List Your Images: After the build completes, you can see your new image in the local image store.

container images list
# You should see your `web-test` image and the `python:alpine` base image.
# NAME      TAG     DIGEST
# python    alpine  b4d299311845...
# web-test  latest  25b99501f174...

Step 3: Running Your Container

With our image built, let's run it.

Run the Web Server: Use the container run command to start a container from your web-test image.

container run --name my-web-server --detach --rm web-test

Let's break down those flags:

Check the Running Container: List the active containers.

container ls

You'll see your my-web-server container in the running state, along with its assigned IP address in the ADDR column (e.g., 192.168.64.3).

Access Your Web Server: Open a web browser and navigate to the IP address shown in the previous step. You should see your "Hello, Apple Container!" message.

# Replace the IP with the one from `container ls`
open <http://192.168.64.3>

Step 4: Interacting with the Container

container provides powerful tools to interact with your running containers.

Execute a Command: You can run commands directly inside the container using container exec. Let's list the files in our web server's content directory.

container exec my-web-server ls /content
# Output: index.html

Open an Interactive Shell: For more complex debugging, you can get an interactive shell inside the container.

container exec -it my-web-server sh

The -it flags (--interactive and --tty) are crucial for connecting your terminal to the shell inside the container.
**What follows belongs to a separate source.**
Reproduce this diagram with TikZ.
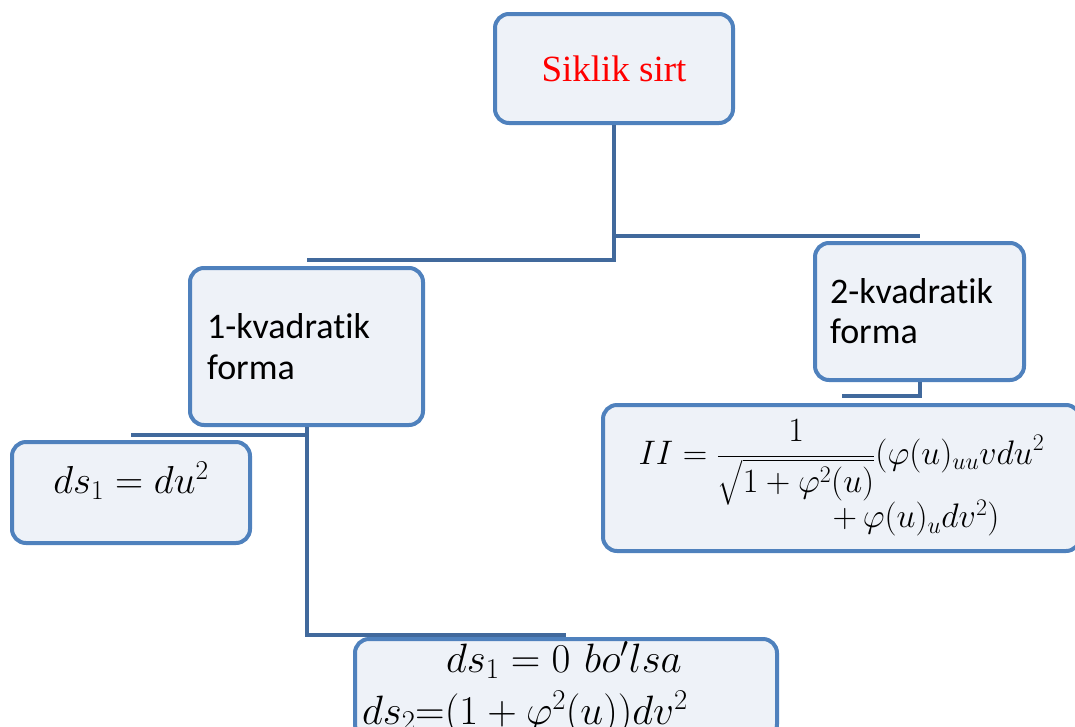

You'll be dropped into a shell prompt inside your container's WORKDIR. You can look around, check processes, and then type exit to return to your Mac's terminal.

Step 5: Publishing Your Image

Sharing your work is easy. Let's push our image to a container registry. This example uses Docker Hub, but any OCI registry will work. (This assumes you have a Docker Hub account with username fido).

Log In to the Registry:

# This will prompt for your username and password/token
container registry login docker.io

Tag the Image for Publishing: Registries require images to be named in a registry/username/image:tag format. Let's create a new tag for our image.

container images tag web-test docker.io/fido/web-test:latest

Push the Image:

container images push docker.io/fido/web-test:latest

Your image is now available for others to pull and run, on any OCI-compliant platform!

Step 6: Cleaning Up

Once you're done, you can stop the container and shut down the service.

# Stop the container
container stop my-web-server

# Stop all container services
container system stop

Beyond the Basics

The tutorial covers the core workflow, but container can do more. Here are a few features from the how-to.md documentation:

Resource Management: You can control the resources allocated to your containers. For memory-intensive builds, you can give the builder more RAM and CPUs:

container builder start --cpus 8 --memory 16g

File Sharing: You can mount a directory from your Mac into the container using the -volume flag, which is essential for development workflows where you want to edit code on the host and see the changes live in the container.

container run --volume ${HOME}/my-project:/app my-image

Multi-Platform Builds: You can build images that run on both Apple Silicon (arm64) and Intel (amd64) architectures in a single command, perfect for deploying to diverse server environments.

container build --arch arm64 --arch amd64 --tag my-multi-arch-image .

Advanced Inspection: The container inspect command provides detailed JSON information about containers and images, which is useful for scripting and automation.

Conclusion

Apple's container is more than just a new tool; it's a statement. It signals a commitment to providing first-class, integrated developer tools for the modern era of cloud-native development. By building a lightweight, secure, and performant container runtime directly into the OS, Apple is lowering the barrier to entry for containerization on the Mac and offering a compelling alternative to incumbent solutions.

While the project is still young, its foundation is solid, its architecture is sound, and its adherence to open standards ensures it will be a valuable player in the wider container ecosystem. If you're a developer on an Apple Silicon Mac, container is a project you should be watching—and trying—today.